Alternate dates of birth for our ancestors, perhaps ranging over several years, are common for many of us, and the reasons can vary considerably. A recent example in my own research came in the form of a deliberate change of birth date, with the sole intention to make the subject appear younger than her husband.
As shown in Albert A. Pomeroy’s History and genealogy of the Pomeroy family, Frances Pomeroy was born 22 November 1893, the daughter of Sanford and Mary (Lottimer) Pomeroy. Her father was an American artist living in Paris where Frances herself was born, and Frances never visited the United States until 1900, according to her 1915 passport application. Between 1908 and 1919, I found six separate records confirming her birth in 1893.[1]
Then, in 1920, as summarized in the Pomeroy genealogy, she returns to the United States permanently to get married. From that point on her age “changes” by two years.
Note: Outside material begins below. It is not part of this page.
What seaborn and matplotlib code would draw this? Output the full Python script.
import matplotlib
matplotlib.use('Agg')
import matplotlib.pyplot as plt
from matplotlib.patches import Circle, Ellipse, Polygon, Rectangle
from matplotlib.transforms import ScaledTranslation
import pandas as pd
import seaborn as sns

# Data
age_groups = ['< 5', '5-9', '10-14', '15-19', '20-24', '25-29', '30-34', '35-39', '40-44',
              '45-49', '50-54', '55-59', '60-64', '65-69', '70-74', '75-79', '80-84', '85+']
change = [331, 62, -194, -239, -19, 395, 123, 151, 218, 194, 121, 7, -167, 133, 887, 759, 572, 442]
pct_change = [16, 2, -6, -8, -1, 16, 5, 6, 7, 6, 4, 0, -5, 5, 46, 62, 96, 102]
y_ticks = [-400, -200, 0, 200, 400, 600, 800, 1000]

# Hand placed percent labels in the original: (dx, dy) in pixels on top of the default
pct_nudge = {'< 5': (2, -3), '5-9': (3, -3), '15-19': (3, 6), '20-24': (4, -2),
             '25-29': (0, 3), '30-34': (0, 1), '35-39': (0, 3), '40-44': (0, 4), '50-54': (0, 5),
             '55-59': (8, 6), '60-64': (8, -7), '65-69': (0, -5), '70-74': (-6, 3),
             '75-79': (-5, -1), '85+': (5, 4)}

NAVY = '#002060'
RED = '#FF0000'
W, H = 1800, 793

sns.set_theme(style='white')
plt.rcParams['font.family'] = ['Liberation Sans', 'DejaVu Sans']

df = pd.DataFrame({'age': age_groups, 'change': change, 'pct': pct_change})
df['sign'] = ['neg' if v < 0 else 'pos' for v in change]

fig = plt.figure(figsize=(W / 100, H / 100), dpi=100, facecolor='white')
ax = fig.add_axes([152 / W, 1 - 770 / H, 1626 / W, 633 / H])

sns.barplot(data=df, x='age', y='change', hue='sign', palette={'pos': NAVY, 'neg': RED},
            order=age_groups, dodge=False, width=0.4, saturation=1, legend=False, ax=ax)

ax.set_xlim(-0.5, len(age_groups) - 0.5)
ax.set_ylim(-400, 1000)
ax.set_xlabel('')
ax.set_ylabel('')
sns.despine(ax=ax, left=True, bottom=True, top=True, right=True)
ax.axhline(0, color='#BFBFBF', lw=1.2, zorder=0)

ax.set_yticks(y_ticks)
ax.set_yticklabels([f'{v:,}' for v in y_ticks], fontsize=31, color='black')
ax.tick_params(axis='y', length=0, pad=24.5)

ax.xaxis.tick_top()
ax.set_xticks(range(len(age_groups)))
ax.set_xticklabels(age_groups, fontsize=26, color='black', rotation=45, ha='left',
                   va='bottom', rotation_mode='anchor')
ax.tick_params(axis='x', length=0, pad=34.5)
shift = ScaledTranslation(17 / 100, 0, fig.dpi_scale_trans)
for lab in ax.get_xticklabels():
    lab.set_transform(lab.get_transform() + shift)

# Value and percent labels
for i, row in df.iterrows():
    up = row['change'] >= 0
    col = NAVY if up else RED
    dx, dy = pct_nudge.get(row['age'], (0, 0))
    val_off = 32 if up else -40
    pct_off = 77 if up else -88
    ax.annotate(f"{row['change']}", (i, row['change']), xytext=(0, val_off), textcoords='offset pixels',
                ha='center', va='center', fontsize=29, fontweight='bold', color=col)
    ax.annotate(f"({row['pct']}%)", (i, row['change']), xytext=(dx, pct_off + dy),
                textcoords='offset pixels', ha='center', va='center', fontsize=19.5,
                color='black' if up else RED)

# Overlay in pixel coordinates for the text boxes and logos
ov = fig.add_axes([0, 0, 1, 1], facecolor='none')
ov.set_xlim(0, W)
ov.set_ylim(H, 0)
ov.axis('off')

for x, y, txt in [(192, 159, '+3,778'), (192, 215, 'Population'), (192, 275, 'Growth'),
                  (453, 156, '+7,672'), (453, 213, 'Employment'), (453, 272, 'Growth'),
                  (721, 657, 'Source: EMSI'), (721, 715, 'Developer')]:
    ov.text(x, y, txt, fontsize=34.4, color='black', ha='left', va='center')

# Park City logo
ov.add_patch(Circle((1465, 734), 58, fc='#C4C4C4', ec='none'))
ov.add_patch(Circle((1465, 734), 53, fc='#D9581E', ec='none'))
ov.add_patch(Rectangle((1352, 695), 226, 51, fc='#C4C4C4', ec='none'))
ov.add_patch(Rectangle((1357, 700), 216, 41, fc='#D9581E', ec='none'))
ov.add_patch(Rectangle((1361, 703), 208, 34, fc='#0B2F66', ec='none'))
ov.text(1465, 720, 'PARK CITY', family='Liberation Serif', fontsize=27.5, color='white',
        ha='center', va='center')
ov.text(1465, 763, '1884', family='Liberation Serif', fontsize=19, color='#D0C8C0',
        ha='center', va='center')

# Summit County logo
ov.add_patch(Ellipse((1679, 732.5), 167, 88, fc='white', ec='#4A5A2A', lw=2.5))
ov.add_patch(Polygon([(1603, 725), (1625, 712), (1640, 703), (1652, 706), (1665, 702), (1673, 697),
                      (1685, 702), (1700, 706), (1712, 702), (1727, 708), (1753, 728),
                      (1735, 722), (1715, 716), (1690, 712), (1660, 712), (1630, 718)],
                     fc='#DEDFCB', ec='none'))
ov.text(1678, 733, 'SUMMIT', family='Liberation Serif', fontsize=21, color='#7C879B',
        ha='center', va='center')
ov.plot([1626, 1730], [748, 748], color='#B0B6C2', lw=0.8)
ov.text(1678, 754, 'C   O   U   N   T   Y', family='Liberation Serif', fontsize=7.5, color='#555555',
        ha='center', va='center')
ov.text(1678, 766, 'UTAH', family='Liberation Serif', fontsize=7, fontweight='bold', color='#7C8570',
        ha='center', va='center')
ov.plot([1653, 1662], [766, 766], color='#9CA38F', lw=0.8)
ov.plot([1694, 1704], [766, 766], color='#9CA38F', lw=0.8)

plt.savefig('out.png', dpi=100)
Frances’s husband Charles Warren Lippitt was born 15 May 1894. Frances was only six months older than Charles, but it appears that that was her reasoning to change her date of birth. Instead of both being 26, Charles and Frances were now 26 and 24, and Frances was a “respectable” eighteen months younger than her husband. The only record after 1920 that gives Frances’s correct 1893 birthdate is the above Pomeroy genealogy in 1922 (part 3). However, that date of birth had first appeared in part 2 of the same genealogy, published in 1912, when Frances was still using the 1893 date. Likely the genealogist kept the same date as had been earlier supplied and only updated her sketch with her marriage and how they met in France, and did not “update” her year of birth! Charles and Frances Lippitt divorced in 1937 and Frances still used the later date of birth on the 1940 census; her daughter supplied the same year on her mother’s death certificate and gravestone.
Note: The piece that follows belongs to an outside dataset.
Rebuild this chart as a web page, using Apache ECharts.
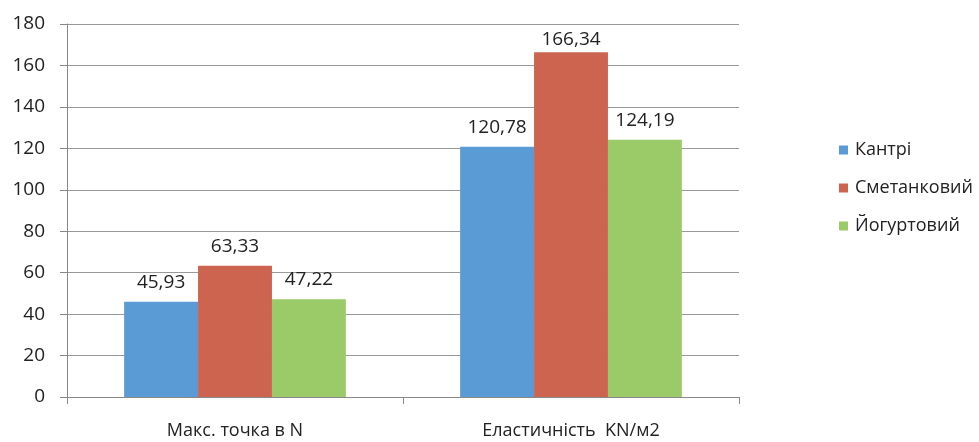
<!DOCTYPE html>
<html><head><meta charset="utf-8">
<script src="https://cdn.jsdelivr.net/npm/echarts@6/dist/echarts.min.js"></script>
<style>html,body{margin:0;padding:0;background:#fff}#c{width:979px;height:442px}</style>
</head><body><div id="c"></div>
<script>
const categories = ['Макс. точка в N', 'Еластичність  KN/м2'];
const seriesNames = ['Кантрі', 'Сметанковий', 'Йогуртовий'];
const kantri = [45.93, 120.78];
const smetankovyi = [63.33, 166.34];
const yogurtovyi = [47.22, 124.19];
const yTicks = [0, 20, 40, 60, 80, 100, 120, 140, 160, 180];
const colors = ['#5b9bd5', '#cd6450', '#9bcb69'];
const font = 'Open Sans';
const chart = echarts.init(document.getElementById('c'));
const mk = (name, data, color) => ({
  name, type: 'bar', barGap: '0%', barCategoryGap: '34%',
  data: data.map(v => v > 160 ? { value: v, label: { distance: 3 } } : v),
  itemStyle: { color },
  label: { show: true, position: 'top', distance: 10, color: '#222', fontFamily: font, fontSize: 19,
    formatter: p => p.value.toFixed(2).replace('.', ',') }
});
chart.setOption({
  animation: false,
  textStyle: { fontFamily: font },
  grid: { left: 67, right: 240, top: 24, bottom: 45 },
  legend: {
    orient: 'vertical', left: 834, top: 136, itemWidth: 9, itemHeight: 9, itemGap: 20,
    icon: 'rect', textStyle: { fontFamily: font, fontSize: 18, color: '#222', padding: [0, 0, 0, 2] },
    data: seriesNames
  },
  xAxis: {
    type: 'category', data: categories,
    axisLine: { lineStyle: { color: '#888' } },
    axisTick: { show: true, alignWithLabel: false, length: 7, lineStyle: { color: '#888' } },
    axisLabel: { color: '#222', fontFamily: font, fontSize: 18, margin: 25 }
  },
  yAxis: {
    type: 'value', min: 0, max: 180, interval: 20,
    axisLine: { show: true, lineStyle: { color: '#888' } },
    axisTick: { show: true, length: 7, lineStyle: { color: '#888' } },
    splitLine: { lineStyle: { color: '#999' } },
    axisLabel: { color: '#222', fontFamily: font, fontSize: 19, margin: 22,
      formatter: v => yTicks.includes(v) ? String(v) : '' }
  },
  series: [mk(seriesNames[0], kantri, colors[0]), mk(seriesNames[1], smetankovyi, colors[1]), mk(seriesNames[2], yogurtovyi, colors[2])]
});
</script></body></html>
Being six months older than your husband may seem trivial to us, but this appears to have mattered to Frances in 1920! While not every age variation is as clear and deliberate as this one appears to be, it’s nonetheless an example of what could motivate an ancestor to “fudge” facts.
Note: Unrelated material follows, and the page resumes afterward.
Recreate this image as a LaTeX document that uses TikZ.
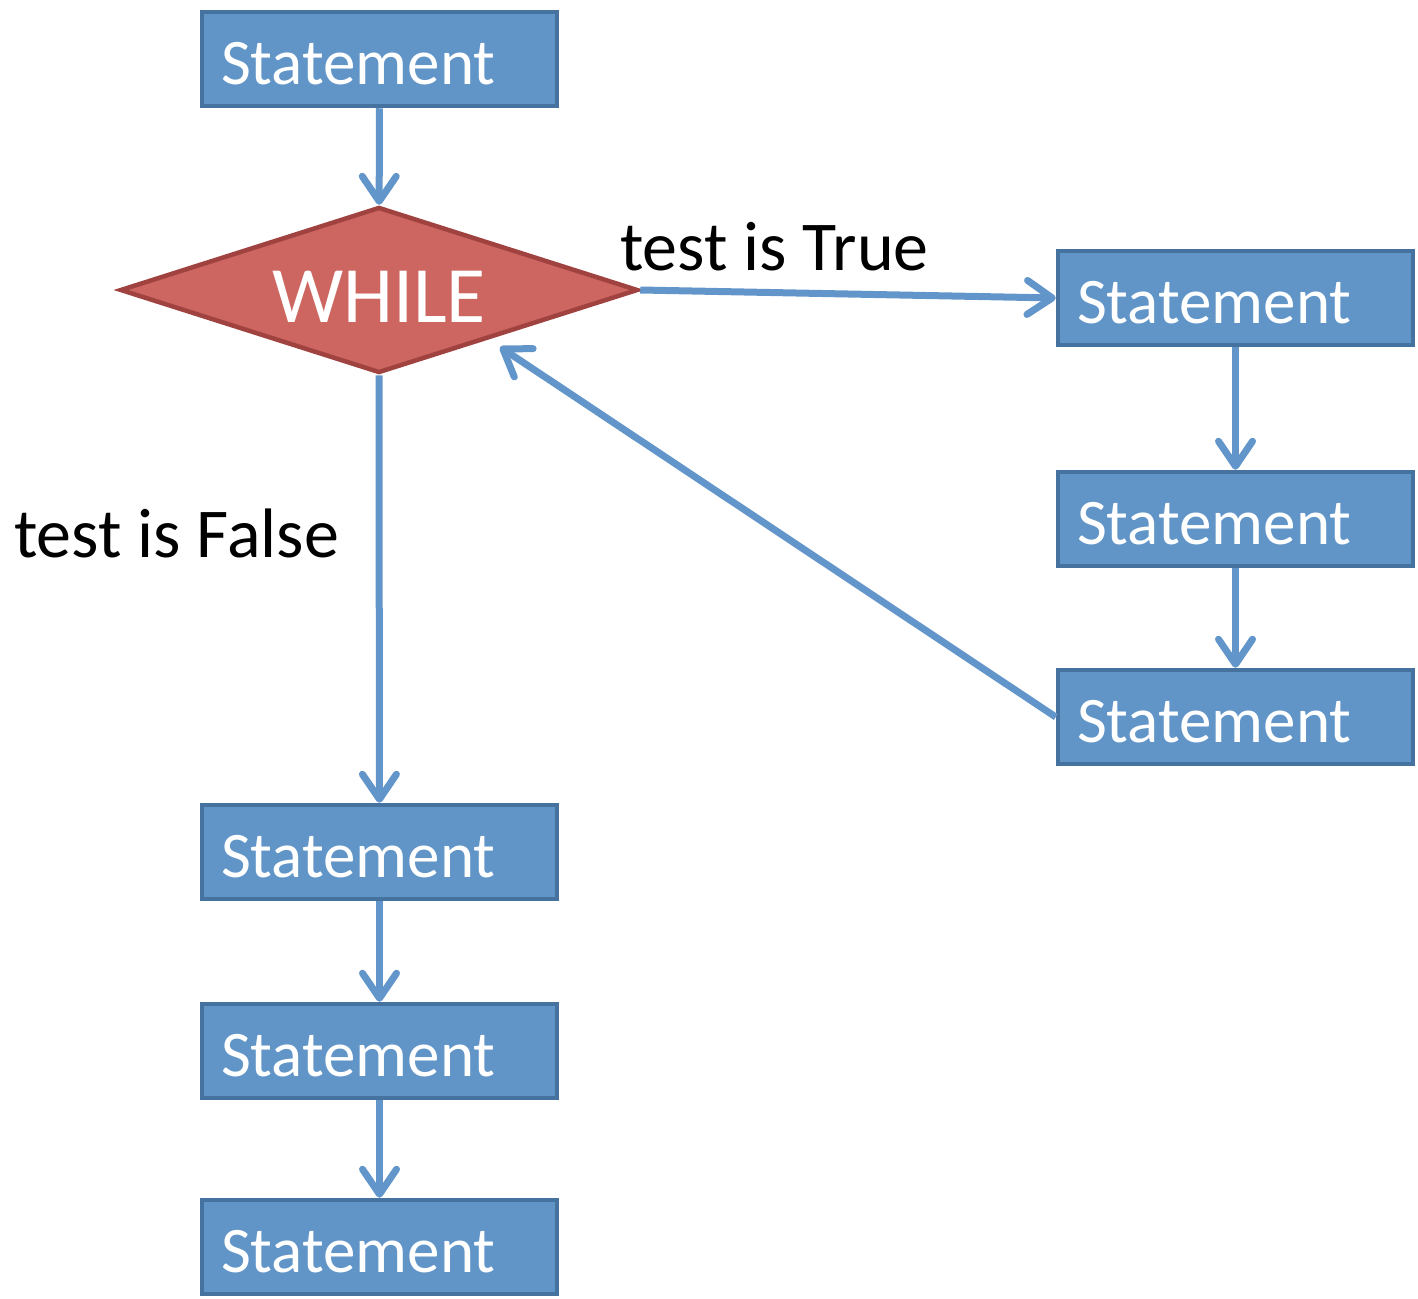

[1] Passenger lists in 1908 and 1919 provide an age; U.S. passport applications in 1915, 1916, 1918, and 1919 provide an exact date of birth.
[2] 1920 New York City Marriage Certificate; Passenger lists from 1928, 1931, 1933, 1936; U.S. Passport applications from 1924; 1925 and 1935 Rhode Island State Census; 1930 and 1940 U.S. Federal Census; 1936 Social Security Application; Death Certificate and gravestone. As in the earlier passenger lists, only France’s age was given. Frances appears on lists of US. Citizens. Most people on these lists were given their full date of birth and U.S. birthplace. However, Frances (born in France) is only given her age with the notation that she is a U.S. citizen by virtue of being born to U.S. parents, or after 1920, by virtue of her marriage to an American citizen (citizenship rights for women in the U.S. at the time of their marriage in 1920 were dependent on the citizenship of their husbands).